I sit in a stupor, sipping away and watch as my dog dozes in front of the fire.  Even the dog knows it’s too early for this nonsense.  Finally, I think my body might actually be up for this task and I slip on my jacket and shoes and head out.
It’s one of those rare southern Alberta mornings when the fog has settled and the streets are shining with moisture.  The sight and smell reminds me of the West Coast. I imagine tall sweeping cedars and the crash of waves as they hit the beach.  Suddenly, I am invigorated and actually excited to be out this early.
I realize that I am not the first person to try this.  In fact, I assume that the majority of runners actually do this on a fairly regular basis.  But for me this is completely new.  My running times are usually closer to noon.  I have decided that this is the year to step out of my comfort zone and push myself in uncomfortable directions.  It’s perfect.
I set off into the mist.  I have to adjust my usual route because unlit pathways and slippery surfaces makes for a bad combination.   So I run down evenly lit residential streets.  I’m surprised at how good my body feels.  The pain I thought would come is absent.   
Normally, I plug in my iPod and use songs from Maroon 5, Green Day and a few other tunes to push through the miles. Sometimes, even a little bit of vintage Kenny Rogers keeps my pace up.  But this morning, I decide to ditch the music and am glad I did.  As I run, I become more attuned to my surroundings.  I am witness to a town coming to life. Lights blink on and the comforting smell of pancakes permeates the air. Cars are started and some are already on the road.  I feel a sudden kinship with these strangers. Like we are all on the same team, going to work, living our lives.  I become absorbed in this observance of the human machine as it slowly winds up for another day. 
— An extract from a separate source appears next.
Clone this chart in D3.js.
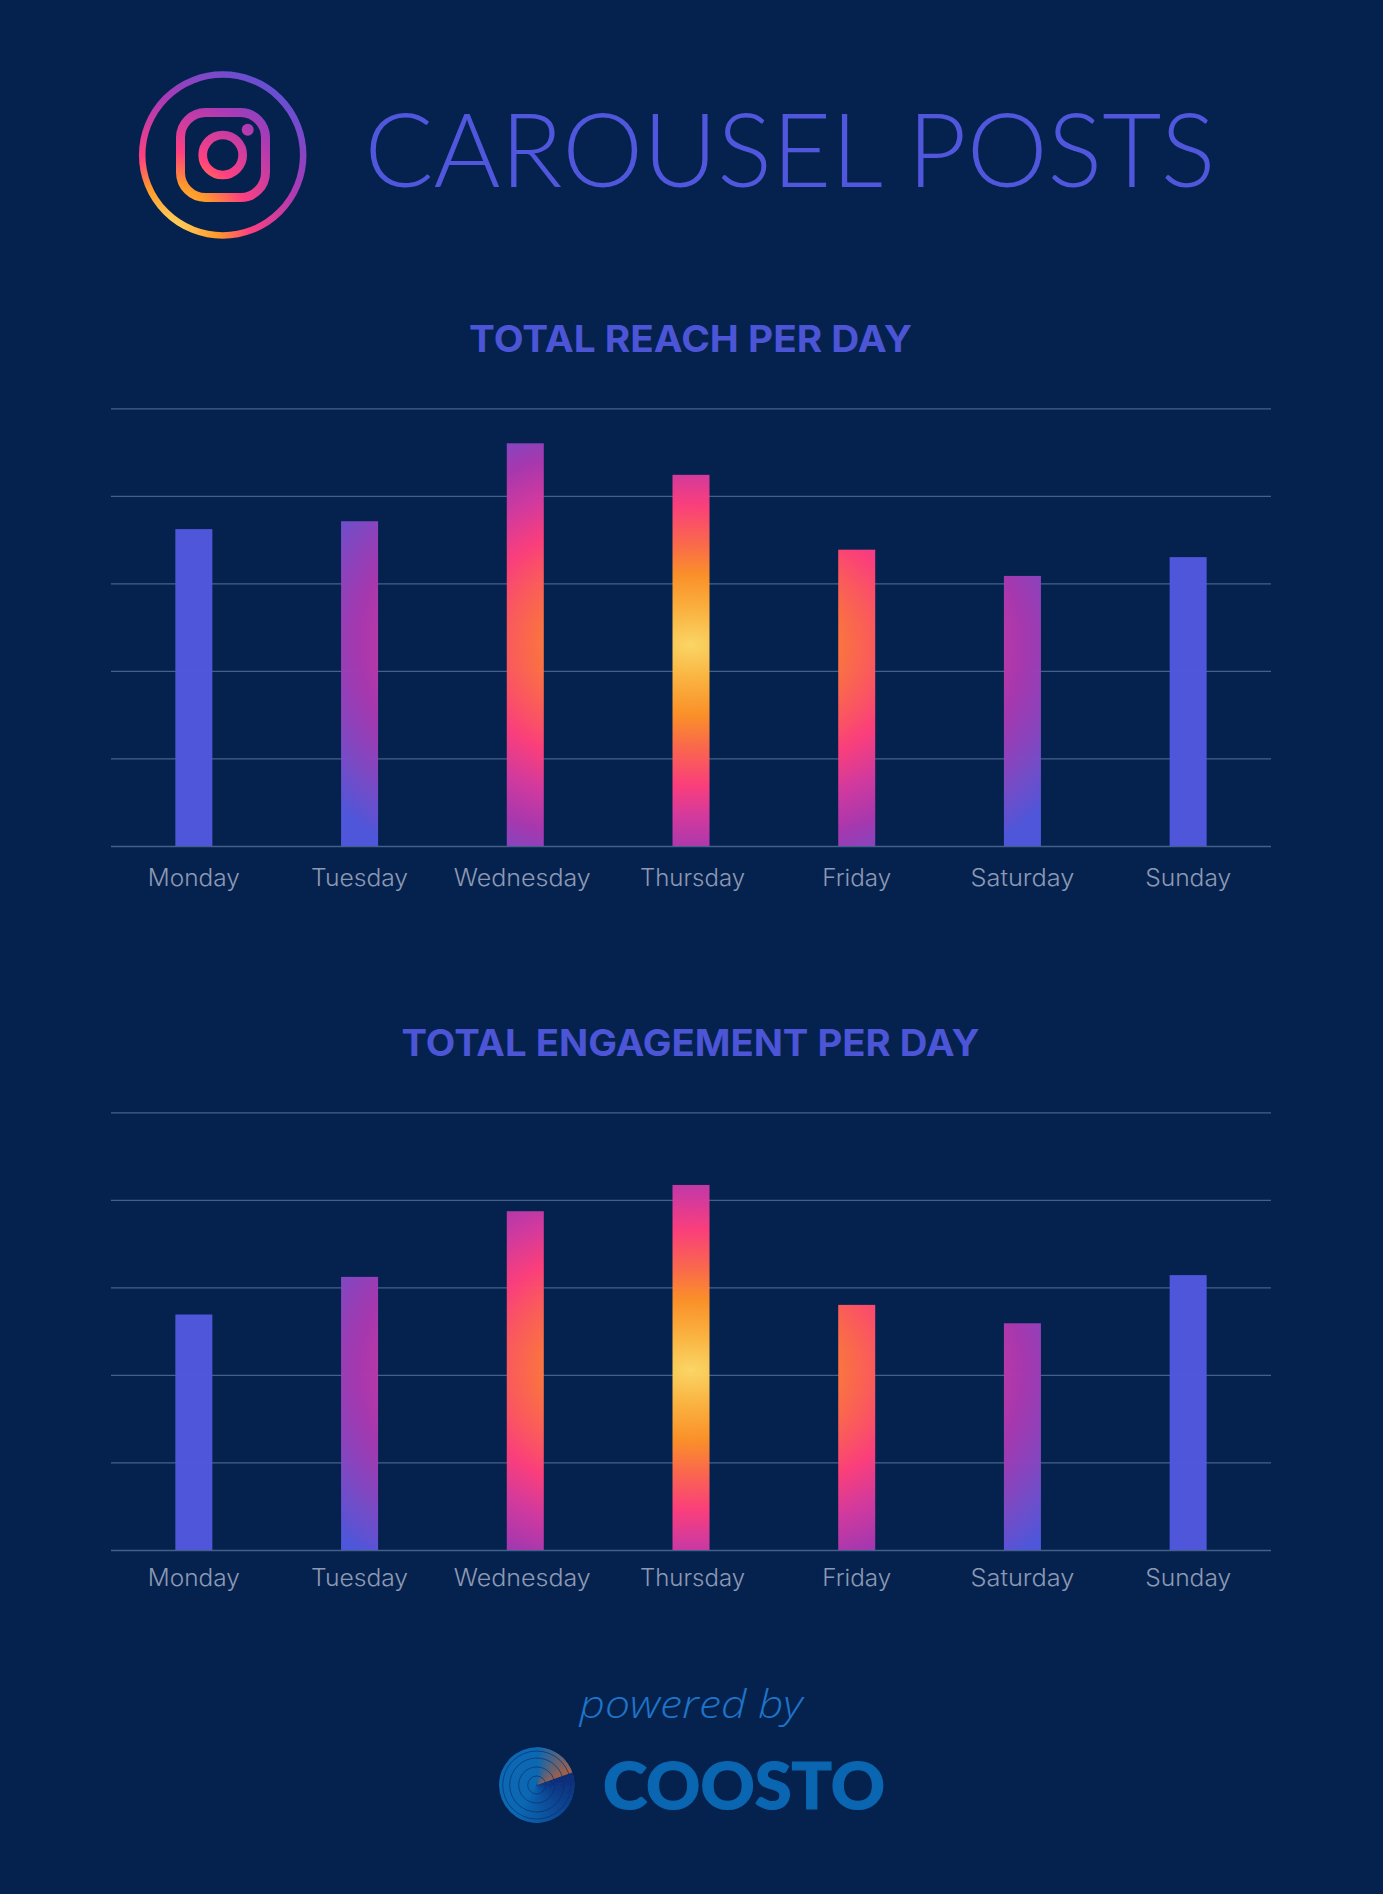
<!DOCTYPE html>
<html>
<head>
<meta charset="utf-8">
<script src="https://cdn.jsdelivr.net/npm/d3@7"></script>
<style>
html,body{margin:0;padding:0;background:#05224f;}
svg{display:block;}
</style>
</head>
<body>
<svg id="c" width="1383" height="1894"></svg>
<script>
const days = ["Monday","Tuesday","Wednesday","Thursday","Friday","Saturday","Sunday"];
const reachValues = [36.2,37.1,46.0,42.4,33.85,30.85,33.0];
const engagementValues = [26.9,31.2,38.7,41.7,28.0,25.9,31.4];
const gridTicks = [0,10,20,30,40,50];
const titleText = "CAROUSEL POSTS";
const reachTitle = "TOTAL REACH PER DAY";
const engagementTitle = "TOTAL ENGAGEMENT PER DAY";
const poweredText = "powered by";
const brandText = "COOSTO";

const BG = "#05224f", INDIGO = "#5057dc", HEAD = "#4c55d6";
const labelFit = {Monday:[92,0],Tuesday:[97,0],Wednesday:[137,-3],Thursday:[105,1.5],Friday:[69,0],Saturday:[104,0],Sunday:[86,0]};
const svg = d3.select("#c");
svg.append("rect").attr("width",1383).attr("height",1894).attr("fill",BG);
const defs = svg.append("defs");

const barStops = [[0,"#ffd966"],[.12,"#ffb640"],[.25,"#ff9228"],[.36,"#ff6b4a"],[.5,"#ff3f7c"],[.62,"#d43aa0"],[.74,"#aa38b0"],[.87,"#7a4cc8"],[.98,"#5057dc"],[1,"#5057dc"]];
function barGradient(id, cx, cy){
  const g = defs.append("radialGradient").attr("id",id)
    .attr("gradientUnits","userSpaceOnUse")
    .attr("cx",0).attr("cy",0).attr("r",280)
    .attr("gradientTransform",`translate(${cx},${cy}) scale(1.6,1)`);
  barStops.forEach(s=>g.append("stop").attr("offset",s[0]).attr("stop-color",s[1]));
}

function chart(opts){
  const x = d3.scaleBand().domain(days).range([111,1271]).padding(0);
  const y = d3.scaleLinear().domain([0,50]).range([opts.bottom,opts.top]);
  const g = svg.append("g");
  g.append("text").text(opts.title)
    .attr("x",690.5).attr("y",opts.titleY).attr("text-anchor","middle")
    .attr("font-family","Inter, 'Noto Sans', sans-serif").attr("font-weight",700)
    .attr("font-size",37).attr("fill",HEAD)
    .attr("textLength",opts.titleW).attr("lengthAdjust","spacingAndGlyphs");

  const grid = g.append("g").attr("transform","translate(111,0)")
    .call(d3.axisLeft(y).tickValues(gridTicks).tickSize(-1160).tickFormat(""));
  grid.select(".domain").remove();
  grid.selectAll(".tick line").attr("stroke","#44608a").attr("stroke-width",1.3);

  barGradient(opts.id, x("Thursday")+x.bandwidth()/2, opts.centerY);
  const barW = 37;
  g.selectAll("rect.bar").data(days).join("rect").attr("class","bar")
    .attr("x",d=>x(d)+x.bandwidth()/2-barW/2)
    .attr("width",barW)
    .attr("y",(d,i)=>y(opts.values[i]))
    .attr("height",(d,i)=>y(0)-y(opts.values[i]))
    .attr("fill",`url(#${opts.id})`).attr("fill-opacity",.98);

  const ax = g.append("g").attr("transform",`translate(0,${opts.bottom})`)
    .call(d3.axisBottom(x).tickSize(0).tickPadding(opts.pad));
  ax.select(".domain").remove();
  ax.selectAll(".tick text")
    .attr("font-family","Inter, 'Noto Sans', sans-serif").attr("font-weight",300)
    .attr("font-size",23.5).attr("fill","#8d99b3")
    .attr("dx",d=>labelFit[d][1])
    .attr("textLength",d=>labelFit[d][0]).attr("lengthAdjust","spacingAndGlyphs");
}

chart({id:"g1",title:reachTitle,titleY:352,titleW:443,top:408.3,bottom:846,centerY:645,values:reachValues,pad:23});
chart({id:"g2",title:engagementTitle,titleY:1056,titleW:578,top:1112.3,bottom:1550,centerY:1370,values:engagementValues,pad:19});

// Instagram logo
const ig = defs.append("radialGradient").attr("id","ig").attr("gradientUnits","userSpaceOnUse")
  .attr("cx",170).attr("cy",232).attr("r",190);
[[0,"#ffd966"],[.25,"#ff9a2a"],[.42,"#ff4080"],[.7,"#aa3ab5"],[1,"#5057dc"]]
  .forEach(s=>ig.append("stop").attr("offset",s[0]).attr("stop-color",s[1]));
const logo = svg.append("g").attr("fill","none").attr("stroke","url(#ig)");
logo.append("circle").attr("cx",222.7).attr("cy",155).attr("r",80.5).attr("stroke-width",6.5);
logo.append("rect").attr("x",180.5).attr("y",112.5).attr("width",85).attr("height",85).attr("rx",25).attr("stroke-width",9);
logo.append("circle").attr("cx",222.7).attr("cy",155).attr("r",20).attr("stroke-width",8.7);
svg.append("circle").attr("cx",247.7).attr("cy",129.7).attr("r",6).attr("fill","url(#ig)");

svg.append("text").text(titleText).attr("x",364.5).attr("y",187)
  .attr("font-family","Lato, Inter, sans-serif").attr("font-weight",300)
  .attr("font-size",103).attr("fill",INDIGO)
  .attr("textLength",851).attr("lengthAdjust","spacingAndGlyphs");

// Footer
svg.append("text").text(poweredText).attr("x",691).attr("y",1718).attr("text-anchor","middle")
  .attr("font-family","'Open Sans', Lato, sans-serif").attr("font-style","italic").attr("font-weight",300)
  .attr("font-size",38).attr("fill","#1f74c8")
  .attr("textLength",223).attr("lengthAdjust","spacingAndGlyphs");

const cl = {x:536.7,y:1785,r:37.7};
const coo = svg.append("g").attr("transform",`translate(${cl.x},${cl.y})`);
coo.append("circle").attr("r",cl.r).attr("fill","#0c68b3");
const arc = d3.arc().innerRadius(0).outerRadius(cl.r);
const orange = d3.interpolateRgb("#0c68b3","#b0603f");
const navy = d3.interpolateRgb("#0f2a78","#0c68b3");
const N = 36, A = Math.PI*70/180;
d3.range(N).forEach(i=>{
  const t=i/N;
  coo.append("path").attr("d",arc({startAngle:t*A,endAngle:(t+1/N)*A+.01})).attr("fill",orange(t));
  coo.append("path").attr("d",arc({startAngle:A+t*Math.PI*.8,endAngle:A+(t+1/N)*Math.PI*.8+.01})).attr("fill",navy(t));
});
[9,18,27,34].forEach(r=>coo.append("circle").attr("r",r).attr("fill","none").attr("stroke","#06326e").attr("stroke-width",.7));

svg.append("text").text(brandText).attr("x",603).attr("y",1808.5)
  .attr("font-family","Lato, sans-serif").attr("font-weight",900)
  .attr("font-size",65).attr("fill","#0a66b0").attr("stroke","#0a66b0").attr("stroke-width",1.2)
  .attr("textLength",282).attr("lengthAdjust","spacingAndGlyphs");
</script>
</body>
</html>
The miles zip by.  Before I know it I am standing in front of my home.
I have been running down the same streets for many years.  Yet I am pleasantly surprised to find that those same roads are cast in an entirely new and engaging light on a dark, misty morning. Streets on which I have walked, run, biked and driven down countless times look different somehow.  Almost as though each home I pass has transformed and there is something new to look at.   It’s refreshing.
I am inspired by these discoveries and plan on venturing out at this time more often.  Some like to view trying new things as stepping out of their comfort zone.  I guess I did that.  Even if it was more like gingerly sidling over to the edge.
I plan on trying many new things this year.  Writing this blog is one of them.  I am encouraged by this first step and can’t wait to take many more.